The Little House series:
Little House in the Big Woods
Little House on the Prairie
On the Banks of Plum Creek
On the Shores of Silver Lake
The Long Winter
Little Town on the Prairie
These Happy Golden Years
by Laura Ingalls Wilder
Yes, I'm missing The First Four Years. I never liked it as much. As I said before, it's always fascinating re-reading books as an adult. One thing that struck me as a parent is what a different attitude towards children they had then: be seen and not heard. Don't cry or show extreme emotion. Don't be selfish, which translates into giving away the last rags on your back and having very little right to personal possessions. Even when I was a child, I thought it was horribly unjust that Laura was forced to give her only doll away, and it appalls me even more as a parent.

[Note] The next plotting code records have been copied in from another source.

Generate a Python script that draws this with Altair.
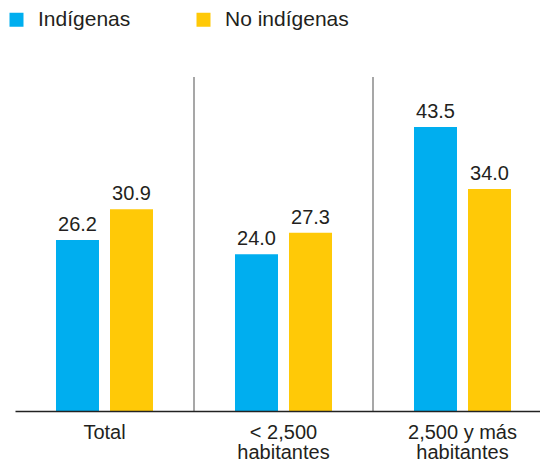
import altair as alt
import pandas as pd

categories = ["Total", "< 2,500|habitantes", "2,500 y más|habitantes"]
series = ["Indígenas", "No indígenas"]
indigenas = [26.2, 24.0, 43.5]
no_indigenas = [30.9, 27.3, 34.0]
colors = ["#00AEEF", "#FFC907"]

FONT = "Liberation Sans"
TEXT = "#231F20"

rows = []
for c, a, b in zip(categories, indigenas, no_indigenas):
    rows.append({"cat": c, "serie": series[0], "valor": a})
    rows.append({"cat": c, "serie": series[1], "valor": b})
df = pd.DataFrame(rows)
sep_df = pd.DataFrame({"cat": categories[1:]})

xscale = alt.Scale(domain=categories, paddingInner=0, paddingOuter=0, range=[0, 537])
x_axis = alt.Axis(
    title=None,
    labelExpr="split(datum.label, '|')",
    labelAngle=0,
    labelFont=FONT,
    labelFontSize=20,
    labelColor=TEXT,
    labelLineHeight=20,
    labelBaseline="alphabetic",
    labelPadding=27,
    ticks=False,
    tickSize=0,
    domainColor="#222222",
    domainWidth=1.5,
    grid=False,
    zindex=1,
)
x = alt.X("cat:N", sort=categories, scale=xscale, axis=x_axis)
xoff = alt.XOffset("serie:N", sort=series,
                   scale=alt.Scale(domain=series, paddingInner=0.2037, paddingOuter=0.759))
y = alt.Y("valor:Q", scale=alt.Scale(domain=[0, 50.85], nice=False, zero=True), axis=None)
color = alt.Color(
    "serie:N", sort=series,
    scale=alt.Scale(domain=series, range=colors),
    legend=alt.Legend(
        title=None, orient="none", legendX=-9, legendY=-70,
        direction="horizontal", symbolType="square", symbolSize=196,
        symbolStrokeWidth=0, symbolOpacity=1,
        labelFont=FONT, labelFontSize=21, labelColor=TEXT, labelOffset=11,
        columnPadding=62, padding=0, labelLimit=300,
    ),
)

bars = alt.Chart(df).mark_bar().encode(x=x, xOffset=xoff, y=y, color=color)
labels = alt.Chart(df).mark_text(
    dy=-9, baseline="alphabetic", font=FONT, fontSize=20, color=TEXT
).encode(x=x, xOffset=xoff, y=y, text=alt.Text("valor:Q", format=".1f"))
seps = alt.Chart(sep_df).mark_rule(color="#8a8a8a", strokeWidth=1.5).encode(
    x=alt.X("cat:N", sort=categories, scale=xscale, bandPosition=0, axis=x_axis),
    y=alt.value(-2),
    y2=alt.value(332),
)

chart = alt.layer(seps, bars, labels).properties(
    width=525,
    height=332,
    padding={"left": 7, "top": 71, "right": 0, "bottom": 51},
    autosize=alt.AutoSizeParams(type="none"),
).configure_view(stroke=None)

chart.save("out.html", embed_options={"renderer": "svg", "actions": False})
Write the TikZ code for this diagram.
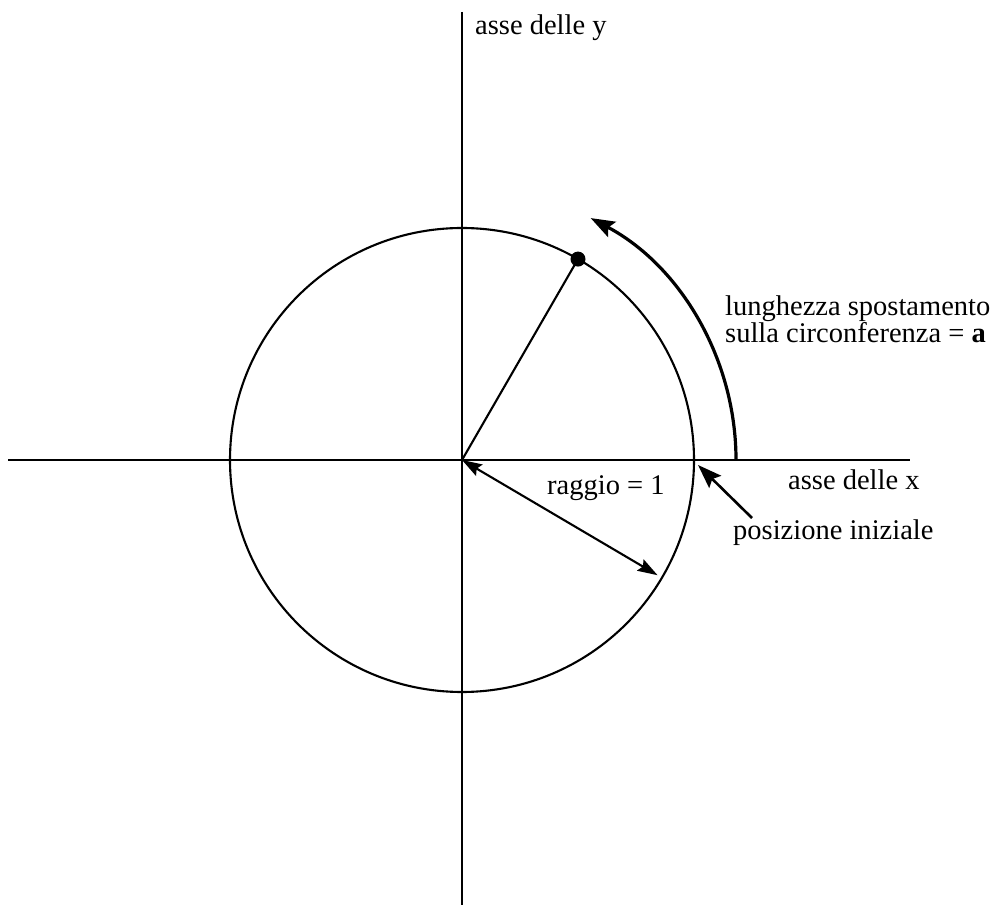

And yet people grew up to be functional adults capable of loving relationships, despite being raised in a philosophy vastly different than modern sensibilities. Puts some perspective on the sometimes histrionic arguments people have about the "right" way to raise children.

The China Bride by Mary Jo Putney
I blush to include this, but hey, every once in a while a good steamy romance hits the spot, especially on a cold winter night. And that's all I have to say on the subject.

Castle Waiting by Linda Medley
I can't say enough good things about this wonderful graphic novel, a must-read for anyone who likes fairy tales. It's a lively and sweet story that starts out in Sleeping Beauty but goes far beyond that.